Problem to work on
Where the word "React" occurs in a line, return that line.

+ + + + +

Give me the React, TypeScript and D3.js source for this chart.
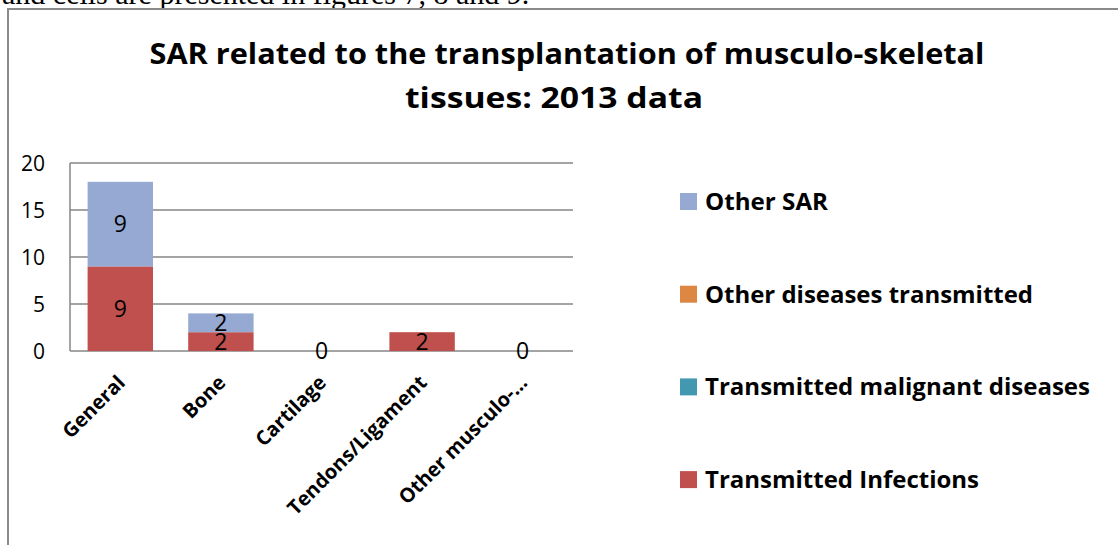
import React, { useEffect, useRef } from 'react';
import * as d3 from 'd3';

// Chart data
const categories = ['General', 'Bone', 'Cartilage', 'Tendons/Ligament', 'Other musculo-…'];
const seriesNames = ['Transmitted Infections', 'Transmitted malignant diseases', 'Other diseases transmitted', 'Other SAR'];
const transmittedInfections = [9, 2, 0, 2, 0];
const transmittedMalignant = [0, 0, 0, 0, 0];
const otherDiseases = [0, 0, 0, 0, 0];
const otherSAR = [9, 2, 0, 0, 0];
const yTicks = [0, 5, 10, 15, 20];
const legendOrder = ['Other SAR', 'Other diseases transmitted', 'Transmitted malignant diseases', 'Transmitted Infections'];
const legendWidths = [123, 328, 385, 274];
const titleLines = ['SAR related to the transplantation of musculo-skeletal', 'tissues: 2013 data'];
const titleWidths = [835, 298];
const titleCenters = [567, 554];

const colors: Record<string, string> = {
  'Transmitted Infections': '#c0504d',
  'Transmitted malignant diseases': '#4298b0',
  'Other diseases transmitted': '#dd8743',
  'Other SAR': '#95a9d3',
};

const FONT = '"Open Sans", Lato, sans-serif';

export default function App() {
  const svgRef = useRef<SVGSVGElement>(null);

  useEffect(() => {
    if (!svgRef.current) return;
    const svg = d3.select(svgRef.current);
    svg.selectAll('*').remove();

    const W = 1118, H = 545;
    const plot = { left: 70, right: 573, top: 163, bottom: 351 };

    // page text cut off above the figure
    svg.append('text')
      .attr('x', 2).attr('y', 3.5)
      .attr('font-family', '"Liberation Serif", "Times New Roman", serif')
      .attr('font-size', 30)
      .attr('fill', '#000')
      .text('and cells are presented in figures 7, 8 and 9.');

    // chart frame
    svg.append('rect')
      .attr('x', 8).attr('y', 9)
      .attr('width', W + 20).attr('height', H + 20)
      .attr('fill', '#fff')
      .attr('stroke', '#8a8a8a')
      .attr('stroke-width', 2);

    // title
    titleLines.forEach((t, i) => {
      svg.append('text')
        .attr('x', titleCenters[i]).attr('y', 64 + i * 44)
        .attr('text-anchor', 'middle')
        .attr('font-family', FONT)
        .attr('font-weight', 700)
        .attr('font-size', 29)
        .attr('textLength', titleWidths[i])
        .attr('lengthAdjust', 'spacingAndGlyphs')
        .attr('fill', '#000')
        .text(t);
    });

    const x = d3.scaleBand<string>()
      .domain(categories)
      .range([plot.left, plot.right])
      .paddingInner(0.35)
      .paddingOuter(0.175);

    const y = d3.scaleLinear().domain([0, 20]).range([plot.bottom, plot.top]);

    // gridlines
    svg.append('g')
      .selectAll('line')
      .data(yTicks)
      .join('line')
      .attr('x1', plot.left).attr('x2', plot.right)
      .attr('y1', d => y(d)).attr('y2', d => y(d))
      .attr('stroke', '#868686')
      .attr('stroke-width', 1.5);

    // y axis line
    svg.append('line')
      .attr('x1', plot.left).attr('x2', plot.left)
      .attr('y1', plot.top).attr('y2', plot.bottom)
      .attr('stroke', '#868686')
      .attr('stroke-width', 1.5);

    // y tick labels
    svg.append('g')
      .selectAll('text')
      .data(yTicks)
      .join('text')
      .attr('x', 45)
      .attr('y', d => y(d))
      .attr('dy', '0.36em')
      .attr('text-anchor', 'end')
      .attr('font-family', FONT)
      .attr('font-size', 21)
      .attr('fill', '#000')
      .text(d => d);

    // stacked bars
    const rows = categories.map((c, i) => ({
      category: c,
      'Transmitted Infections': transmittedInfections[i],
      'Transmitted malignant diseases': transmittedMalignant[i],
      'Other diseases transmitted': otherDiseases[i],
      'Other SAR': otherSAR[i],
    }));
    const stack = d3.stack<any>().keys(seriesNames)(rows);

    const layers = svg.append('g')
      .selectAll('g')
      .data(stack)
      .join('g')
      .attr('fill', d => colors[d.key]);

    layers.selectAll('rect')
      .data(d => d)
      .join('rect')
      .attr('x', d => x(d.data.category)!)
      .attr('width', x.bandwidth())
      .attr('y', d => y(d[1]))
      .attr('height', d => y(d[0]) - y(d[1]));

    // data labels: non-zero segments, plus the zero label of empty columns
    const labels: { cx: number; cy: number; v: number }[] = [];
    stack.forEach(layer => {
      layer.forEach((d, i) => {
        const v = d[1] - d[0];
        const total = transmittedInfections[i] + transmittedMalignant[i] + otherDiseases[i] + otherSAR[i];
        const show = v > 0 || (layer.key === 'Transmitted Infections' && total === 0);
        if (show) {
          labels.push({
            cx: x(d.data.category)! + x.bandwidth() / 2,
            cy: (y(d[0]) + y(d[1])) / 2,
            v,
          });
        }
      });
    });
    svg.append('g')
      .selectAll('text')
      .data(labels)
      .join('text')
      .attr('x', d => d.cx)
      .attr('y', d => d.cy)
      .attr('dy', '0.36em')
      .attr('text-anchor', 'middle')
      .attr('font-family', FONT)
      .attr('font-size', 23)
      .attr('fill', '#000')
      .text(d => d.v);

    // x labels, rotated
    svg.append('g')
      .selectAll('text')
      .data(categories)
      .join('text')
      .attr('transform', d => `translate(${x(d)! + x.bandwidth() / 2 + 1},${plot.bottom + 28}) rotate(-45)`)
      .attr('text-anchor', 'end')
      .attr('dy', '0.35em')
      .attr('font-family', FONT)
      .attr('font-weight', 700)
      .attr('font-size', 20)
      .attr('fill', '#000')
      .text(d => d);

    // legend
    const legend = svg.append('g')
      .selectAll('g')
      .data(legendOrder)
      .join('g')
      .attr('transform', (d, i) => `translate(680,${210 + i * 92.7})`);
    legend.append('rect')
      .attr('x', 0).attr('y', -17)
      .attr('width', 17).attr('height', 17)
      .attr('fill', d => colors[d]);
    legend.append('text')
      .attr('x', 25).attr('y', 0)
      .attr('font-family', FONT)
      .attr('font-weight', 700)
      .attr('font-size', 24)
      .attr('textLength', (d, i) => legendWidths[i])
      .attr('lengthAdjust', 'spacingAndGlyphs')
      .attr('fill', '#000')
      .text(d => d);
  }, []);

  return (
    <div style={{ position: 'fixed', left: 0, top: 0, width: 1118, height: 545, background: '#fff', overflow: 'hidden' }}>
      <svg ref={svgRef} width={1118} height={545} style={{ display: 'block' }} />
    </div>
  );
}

+ + + + +

Task solution
Give me the React, TypeScript and D3.js source for this chart.
import React, { useEffect, useRef } from 'react';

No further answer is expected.